Wednesday, April 27, 2016

Eyes on the Ought to Be - Kirk Branch


Razor Barb Wire Philadelphia PA
CC BY-SA 3.0 (http://creativecommons.org/licenses/by-sa/3.0)], via Wikimedia Commons

Branch, Kirk. Eyes on the Ought to Be: What We Teach When We Teach About Literacy. Cresskill, NJ: Hampton, 2007.

Following Bernstein, Branch sees instructional discourse as institutional discourse.  He says that "educational literacy" issues are not theoretical at all, but rhetorical and ideological; therefore, countering or intervening in problematic educational practices involving literacy using theory won't work because these practices exist because of policy.  Specifically, "competencies" (innate characteristics) are reconfigured as employable and external "skills" that can be possessed.

While acknowledging contributions of "New Literacy" as recognizing the ideological nature of literacy, he joins Janks in critiquing this approach for its focus mainly on local practices and meanings, rather than educational literacy practices in classroom contexts  (which always have a relationship with and point outward to Brandt's literacy sponsors and surrounding cultural expectations of literacy).  According to Branch, the role of literacy is to help adults take responsibility for their communities.

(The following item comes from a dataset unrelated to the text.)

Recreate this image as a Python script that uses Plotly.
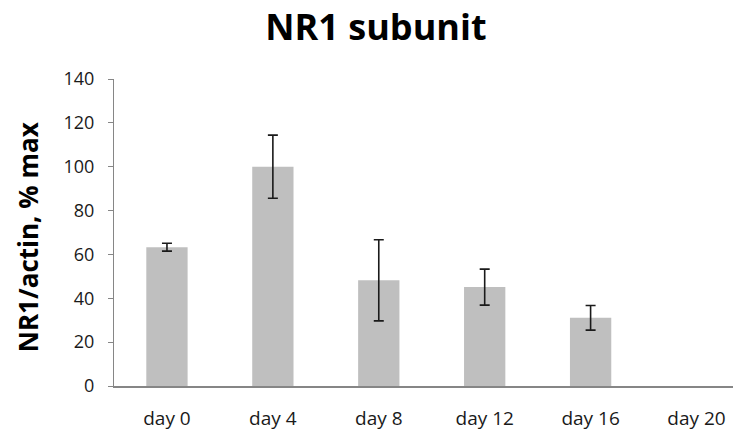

Branch identifies discourses around literacy and points out how literacy is valued for being "transformational," but is seen as dangerous institutionally when it is actually "transforming" of social and cultural circumstances and communities.   He uses examples from teaching in prisons and Highlander School during the Civil Rights movement.  In terms of rhetoric, he points out the differences between contextual and universal teaching (métis vs. techne respectively).